- Data shown:
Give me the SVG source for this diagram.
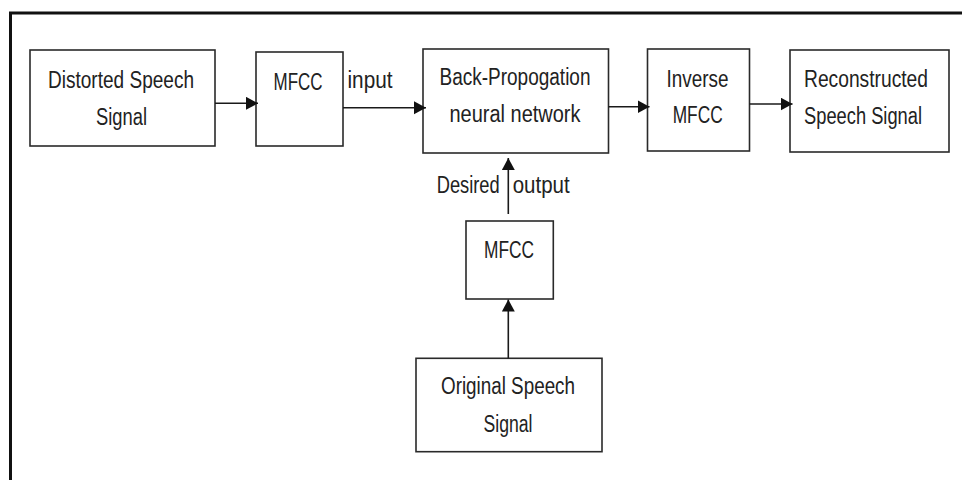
<svg xmlns="http://www.w3.org/2000/svg" width="962" height="480" viewBox="0 0 962 480">
<style>
.box{fill:#fff;stroke:#2a2a2a;stroke-width:1.6}
.lbl{font-family:"Liberation Sans",Arial,sans-serif;font-size:23.5px;fill:#222}
.mid{text-anchor:middle}
.conn{stroke:#1a1a1a;stroke-width:1.6;fill:none}
.frame{stroke:#111;stroke-width:3;fill:none}
</style>
<defs>
<marker id="ah" markerUnits="userSpaceOnUse" markerWidth="13" markerHeight="14" refX="12" refY="6.5" orient="auto">
<path d="M0,0 L12,6.5 L0,13 z" fill="#111"/>
</marker>
</defs>
<rect width="962" height="480" fill="#fff"/>
<path class="frame" d="M10.5,480 V13 H962"/>
<g id="n_distorted">
<rect class="box" x="30" y="50" width="185" height="96"/>
<text class="lbl mid" x="121" y="88" textLength="146" lengthAdjust="spacingAndGlyphs">Distorted Speech</text>
<text class="lbl mid" x="121.5" y="124.5" textLength="51" lengthAdjust="spacingAndGlyphs">Signal</text>
</g>
<g id="n_mfcc1">
<rect class="box" x="256" y="52" width="87" height="94"/>
<text class="lbl mid" x="298" y="89.5" textLength="49" lengthAdjust="spacingAndGlyphs">MFCC</text>
</g>
<g id="n_bpnn">
<rect class="box" x="423" y="49" width="185.5" height="104"/>
<text class="lbl mid" x="515" y="85" textLength="151" lengthAdjust="spacingAndGlyphs">Back-Propogation</text>
<text class="lbl mid" x="515" y="122.3" textLength="131" lengthAdjust="spacingAndGlyphs">neural network</text>
</g>
<g id="n_inverse">
<rect class="box" x="647.5" y="49" width="102" height="102"/>
<text class="lbl mid" x="697.5" y="86.7" textLength="62" lengthAdjust="spacingAndGlyphs">Inverse</text>
<text class="lbl mid" x="697.7" y="123.3" textLength="50" lengthAdjust="spacingAndGlyphs">MFCC</text>
</g>
<g id="n_reconstructed">
<rect class="box" x="790" y="50" width="159" height="102"/>
<text class="lbl" x="804" y="87.3" textLength="124" lengthAdjust="spacingAndGlyphs">Reconstructed</text>
<text class="lbl" x="804" y="124" textLength="118" lengthAdjust="spacingAndGlyphs">Speech Signal</text>
</g>
<g id="n_mfcc2">
<rect class="box" x="466" y="221" width="87.3" height="78"/>
<text class="lbl mid" x="509" y="258.3" textLength="50" lengthAdjust="spacingAndGlyphs">MFCC</text>
</g>
<g id="n_original">
<rect class="box" x="416" y="358.3" width="186" height="93.4"/>
<text class="lbl mid" x="508" y="394.3" textLength="134" lengthAdjust="spacingAndGlyphs">Original Speech</text>
<text class="lbl mid" x="508" y="431.7" textLength="49" lengthAdjust="spacingAndGlyphs">Signal</text>
</g>
<g id="connectors">
<line class="conn" x1="215" y1="103.3" x2="258" y2="103.3" marker-end="url(#ah)"/>
<line class="conn" x1="343" y1="107.7" x2="426" y2="107.7" marker-end="url(#ah)"/>
<line class="conn" x1="608.5" y1="106.7" x2="649.5" y2="106.7" marker-end="url(#ah)"/>
<line class="conn" x1="749.5" y1="104" x2="792.5" y2="104" marker-end="url(#ah)"/>
<line class="conn" x1="508.3" y1="214" x2="508.3" y2="158" marker-end="url(#ah)"/>
<line class="conn" x1="508.3" y1="358.3" x2="508.3" y2="299.5" marker-end="url(#ah)"/>
<text class="lbl" x="347.5" y="87.5" textLength="45" lengthAdjust="spacingAndGlyphs">input</text>
<text class="lbl" x="436.7" y="193.3" textLength="63" lengthAdjust="spacingAndGlyphs">Desired</text>
<text class="lbl" x="512.7" y="193.3" textLength="57" lengthAdjust="spacingAndGlyphs">output</text>
</g>
</svg>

- Your goal: Copy out all of the material exactly as written, without its pictures.

- Exercise output:
Give me the SVG source for this diagram.
<svg xmlns="http://www.w3.org/2000/svg" width="962" height="480" viewBox="0 0 962 480">
<style>
.box{fill:#fff;stroke:#2a2a2a;stroke-width:1.6}
.lbl{font-family:"Liberation Sans",Arial,sans-serif;font-size:23.5px;fill:#222}
.mid{text-anchor:middle}
.conn{stroke:#1a1a1a;stroke-width:1.6;fill:none}
.frame{stroke:#111;stroke-width:3;fill:none}
</style>
<defs>
<marker id="ah" markerUnits="userSpaceOnUse" markerWidth="13" markerHeight="14" refX="12" refY="6.5" orient="auto">
<path d="M0,0 L12,6.5 L0,13 z" fill="#111"/>
</marker>
</defs>
<rect width="962" height="480" fill="#fff"/>
<path class="frame" d="M10.5,480 V13 H962"/>
<g id="n_distorted">
<rect class="box" x="30" y="50" width="185" height="96"/>
<text class="lbl mid" x="121" y="88" textLength="146" lengthAdjust="spacingAndGlyphs">Distorted Speech</text>
<text class="lbl mid" x="121.5" y="124.5" textLength="51" lengthAdjust="spacingAndGlyphs">Signal</text>
</g>
<g id="n_mfcc1">
<rect class="box" x="256" y="52" width="87" height="94"/>
<text class="lbl mid" x="298" y="89.5" textLength="49" lengthAdjust="spacingAndGlyphs">MFCC</text>
</g>
<g id="n_bpnn">
<rect class="box" x="423" y="49" width="185.5" height="104"/>
<text class="lbl mid" x="515" y="85" textLength="151" lengthAdjust="spacingAndGlyphs">Back-Propogation</text>
<text class="lbl mid" x="515" y="122.3" textLength="131" lengthAdjust="spacingAndGlyphs">neural network</text>
</g>
<g id="n_inverse">
<rect class="box" x="647.5" y="49" width="102" height="102"/>
<text class="lbl mid" x="697.5" y="86.7" textLength="62" lengthAdjust="spacingAndGlyphs">Inverse</text>
<text class="lbl mid" x="697.7" y="123.3" textLength="50" lengthAdjust="spacingAndGlyphs">MFCC</text>
</g>
<g id="n_reconstructed">
<rect class="box" x="790" y="50" width="159" height="102"/>
<text class="lbl" x="804" y="87.3" textLength="124" lengthAdjust="spacingAndGlyphs">Reconstructed</text>
<text class="lbl" x="804" y="124" textLength="118" lengthAdjust="spacingAndGlyphs">Speech Signal</text>
</g>
<g id="n_mfcc2">
<rect class="box" x="466" y="221" width="87.3" height="78"/>
<text class="lbl mid" x="509" y="258.3" textLength="50" lengthAdjust="spacingAndGlyphs">MFCC</text>
</g>
<g id="n_original">
<rect class="box" x="416" y="358.3" width="186" height="93.4"/>
<text class="lbl mid" x="508" y="394.3" textLength="134" lengthAdjust="spacingAndGlyphs">Original Speech</text>
<text class="lbl mid" x="508" y="431.7" textLength="49" lengthAdjust="spacingAndGlyphs">Signal</text>
</g>
<g id="connectors">
<line class="conn" x1="215" y1="103.3" x2="258" y2="103.3" marker-end="url(#ah)"/>
<line class="conn" x1="343" y1="107.7" x2="426" y2="107.7" marker-end="url(#ah)"/>
<line class="conn" x1="608.5" y1="106.7" x2="649.5" y2="106.7" marker-end="url(#ah)"/>
<line class="conn" x1="749.5" y1="104" x2="792.5" y2="104" marker-end="url(#ah)"/>
<line class="conn" x1="508.3" y1="214" x2="508.3" y2="158" marker-end="url(#ah)"/>
<line class="conn" x1="508.3" y1="358.3" x2="508.3" y2="299.5" marker-end="url(#ah)"/>
<text class="lbl" x="347.5" y="87.5" textLength="45" lengthAdjust="spacingAndGlyphs">input</text>
<text class="lbl" x="436.7" y="193.3" textLength="63" lengthAdjust="spacingAndGlyphs">Desired</text>
<text class="lbl" x="512.7" y="193.3" textLength="57" lengthAdjust="spacingAndGlyphs">output</text>
</g>
</svg>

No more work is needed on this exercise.